Anche con i piaceri, la persona temperante agisce con giudizio. Il libero corso delle pulsioni e la totale licenza accordata ai piaceri, finiscono per ritorcersi contro noi stessi, facendoci precipitare in uno stato di noia. Quanta gente che ha voluto provare tutto con voracità si è ritrovata a perdere il gusto di ogni cosa! Meglio allora cercare la giusta misura: ad esempio, per apprezzare un buon vino, assaporarlo a piccoli sorsi è meglio che ingurgitarlo tutto d’un fiato. Tutti sappiamo questo.

La persona temperante sa pesare e dosare bene le parole. Pensa a quello che dice. Non permette che un momento di rabbia rovini relazioni e amicizie che poi solo con fatica potranno essere ricostruite. Specialmente nella vita famigliare, dove le inibizioni si abbassano, tutti corriamo il rischio di non tenere a freno tensioni, irritazioni, arrabbiature. C’è un tempo per parlare e un tempo per tacere, ma entrambi richiedono la giusta misura. E questo vale per tante cose, ad esempio lo stare con gli altri e lo stare da soli.

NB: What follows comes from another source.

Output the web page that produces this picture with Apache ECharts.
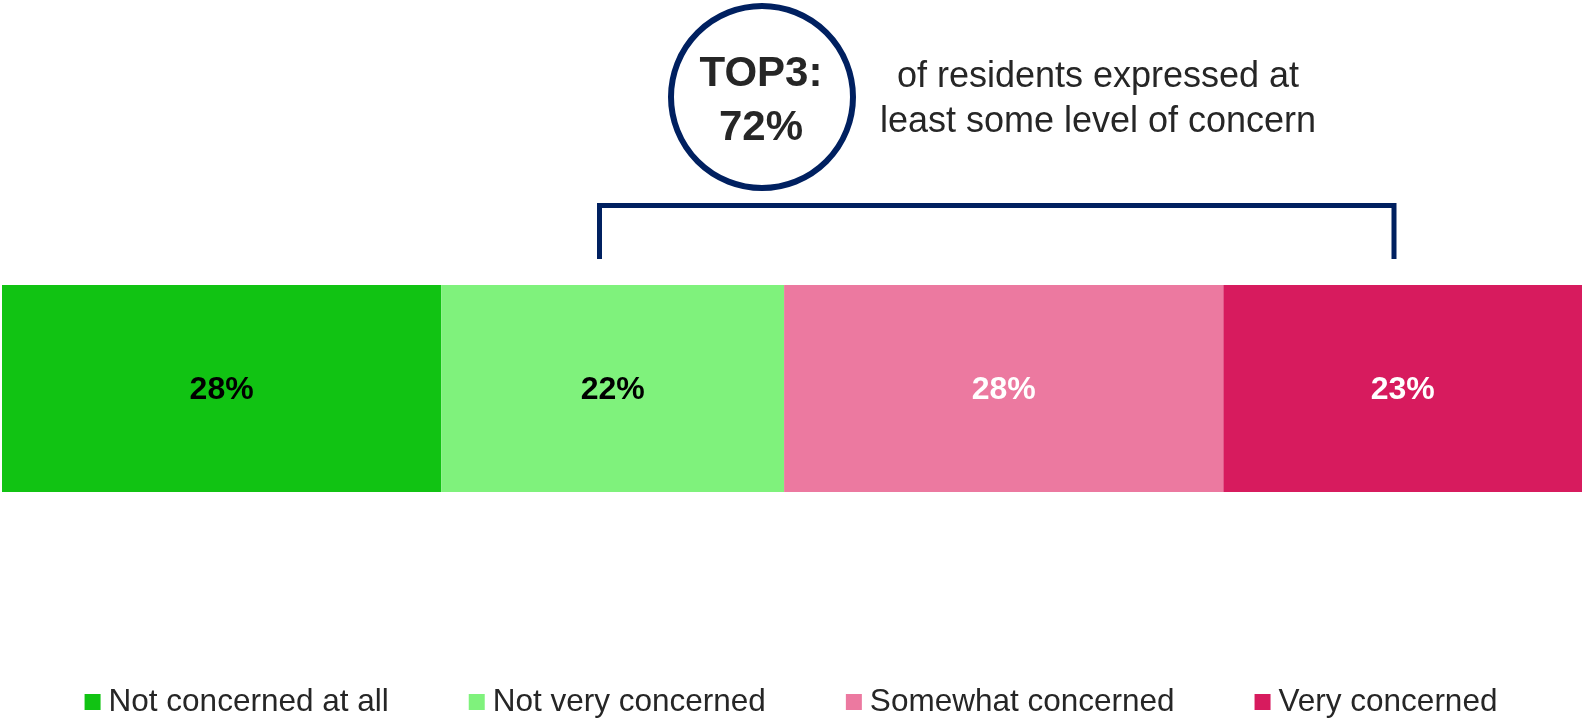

Se la persona temperante sa controllare la propria irascibilità, non per questo la vedremo perennemente con il volto pacifico e sorridente. Infatti, qualche volta è necessario indignarsi, ma sempre nella giusta maniera. Queste sono le parole: la giusta misura, la giusta maniera. Una parola di rimprovero a volte è più salutare rispetto a un silenzio acido e rancoroso. Il temperante sa che nulla è più scomodo del correggere un altro, ma sa anche che è necessario: altrimenti si offrirebbe libero campo al male. In certi casi, il temperante riesce a tenere insieme gli estremi: afferma i principi assoluti, rivendica i valori non negoziabili, ma sa anche comprendere le persone e dimostra empatia per esse. Dimostra empatia.

Il dono del temperante è dunque l’equilibrio, qualità tanto preziosa quanto rara. Tutto, infatti, nel nostro mondo spinge all’eccesso. Invece la temperanza si sposa bene con atteggiamenti evangelici quali la piccolezza, la discrezione, il nascondimento, la mitezza. Chi è temperante apprezza la stima degli altri, ma non ne fa l’unico criterio di ogni azione e di ogni parola. È sensibile, sa piangere e non se ne vergogna, ma non si piange addosso. Sconfitto, si rialza; vincitore, è capace di tornare alla vita nascosta di sempre. Non cerca gli applausi, ma sa di avere bisogno degli altri.

Fratelli e sorelle, non è vero che la temperanza rende grigi e privi di gioie. Anzi, fa gustare meglio i beni della vita: lo stare insieme a tavola, la tenerezza di certe amicizie, la confidenza con le persone sagge, lo stupore per le bellezze del creato. La felicità con la temperanza è letizia che fiorisce nel cuore di chi riconosce e dà valore a ciò che più conta nella vita. Preghiamo il Signore perché ci dia questo dono: il dono della maturità, della maturità dell’età, della maturità affettiva, della maturità sociale. Il dono della temperanza.